Serrin disagreed: "If this decision is representative of civic journalism, it ought to tell us how wrong civic journalism is."

A 'damned-if-you-do, damned-if-you-don't' situation

Reginald Stuart, president of Society of Professional Journalists, said the newspapers should have allowed law enforcement to do its job rather than publish. "I have a lot of respect for Mr. Sulzberger and Mr. Graham and know how difficult a decision like this must have been for them. I respect their decision and am sure it was based on more information than observers like myself have been privy too.

"However, reasonable people can disagree and I continue to feel this manuscript should not have been published under the circumstances that it was. "I have always said this is a 'damned-if-you-do, damned-if-you-don't' situation. Given the fact that we are dealing with a terrorist, whose motives beyond murder and intimidation are not clear, we should have erred on the damned-if-you-don't side of judgment and relied on our law enforcement authorities to do their job.

"As much as the Unabomber may have wanted this publicity and the government felt providing it would help bring this nightmare to an end, I feel we have only fed the ego of an irrational person who has no respect for human life.
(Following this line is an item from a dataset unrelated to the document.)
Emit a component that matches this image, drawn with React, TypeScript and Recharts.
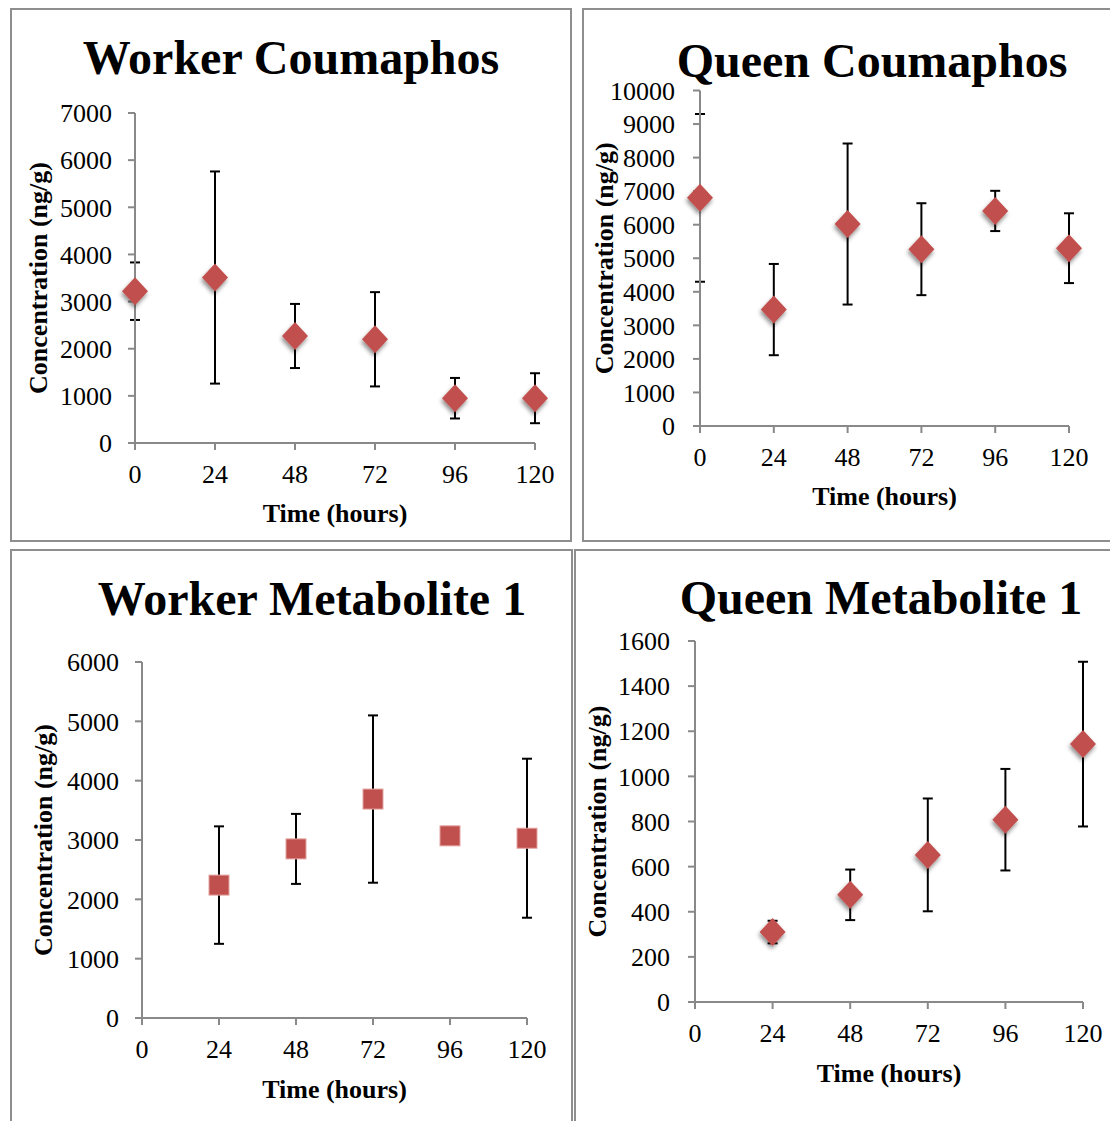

I hope I am wrong on that point. On the larger point of publishing the manifestoes by terrorists, I hope we never do this again, the welfare of the public requiring it."

Oakland Tribune publishes manifesto, sees circulation rise

Reader demands for copies of The Washington Post supplement with the Unabomb manifesto coincided with Oakland Tribune's decision to publish the same 35,000-word statement two days later and boost circulation by about 10,000 copies.

"This is a local story -- the Unabomber may live and work in this area, and much of the investigation is in the East Bay," said Editor-in- Chief David Burgin.

Several Unabomber letters and bombs were mailed from Oakland, and bombs have exploded in neighboring Berkeley, Burgin noted.

Ironically, the Tribune got the Unabomber's condemnation of technology from the Internet, Burgin said, emphasizing the Tribune has had no contacts from the Unabomber or law enforcement officials asking for publication.